Cost optimization layers:
-
Deduplication (50-60% savings): Content-addressable chunks mean identical files across users are stored once. Popular files (OS updates, npm packages, Docker images) get massive deduplication.
-
Compression (30-40% additional): Compress each chunk before storing. Text/code compresses 5:1, office docs 2:1, already-compressed files (JPEG, MP4) get no benefit. Apply compression selectively based on content type.
-
Tiered storage:
- Hot tier (S3 Standard): Files accessed in last 30 days
- Warm tier (S3 IA): Files accessed in last 30-90 days (50% cheaper)
- Cold tier (S3 Glacier): Files not accessed in 90+ days (90% cheaper)
- Auto-promotion on access: if a cold file is downloaded, move it to hot tier
-
Version cleanup: Store all versions for 30 days, then keep only every-other version for 30-90 days, then keep only monthly snapshots for 90+ days. This dramatically reduces version storage.
-
Deleted file cleanup: Soft-deleted files are recoverable for 30 days, then permanently deleted. S3 lifecycle policy enforces this.
Result: Effective cost per GB stored drops from $0.023 to ~$0.005-0.008/month after all optimizations.
7. Extensions (2 min)
- Real-time collaboration: For docs/sheets, add OT/CRDT layer for simultaneous editing (Google Docs style). Completely separate infrastructure from file sync.
- Search: Full-text search across file names and content. Extract text from PDFs, DOCX, images (OCR) → index in Elasticsearch.
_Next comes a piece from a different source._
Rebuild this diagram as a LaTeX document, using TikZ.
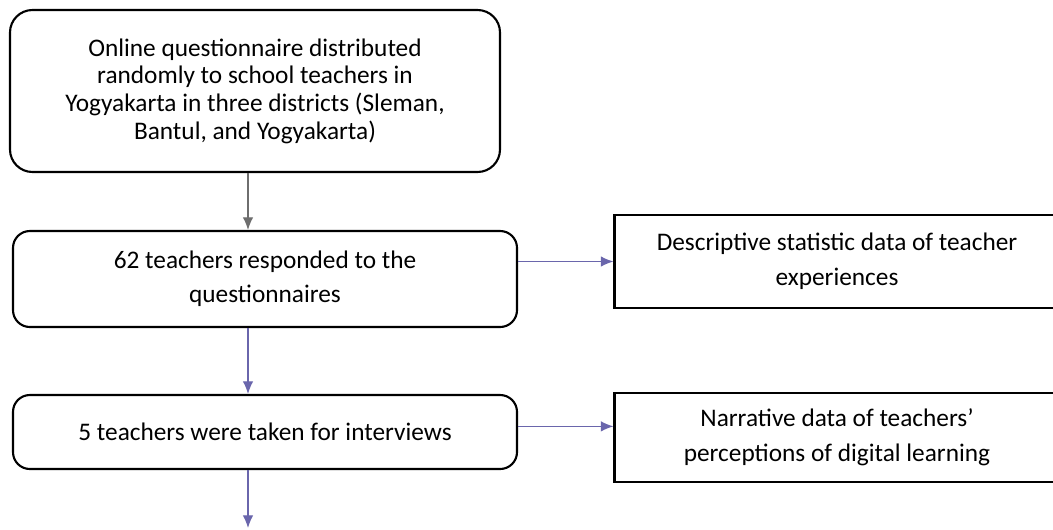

- Smart sync (selective sync): On devices with limited storage, show file listings but download content only on demand. Store metadata locally, fetch content from cloud.
- Activity feed: Track all file operations (create, edit, share, delete) in an event log. Show as an activity stream in the UI.
- Compliance: GDPR right to deletion, SOC2 audit logs, encryption at rest (AES-256) and in transit (TLS 1.3), region-specific data residency.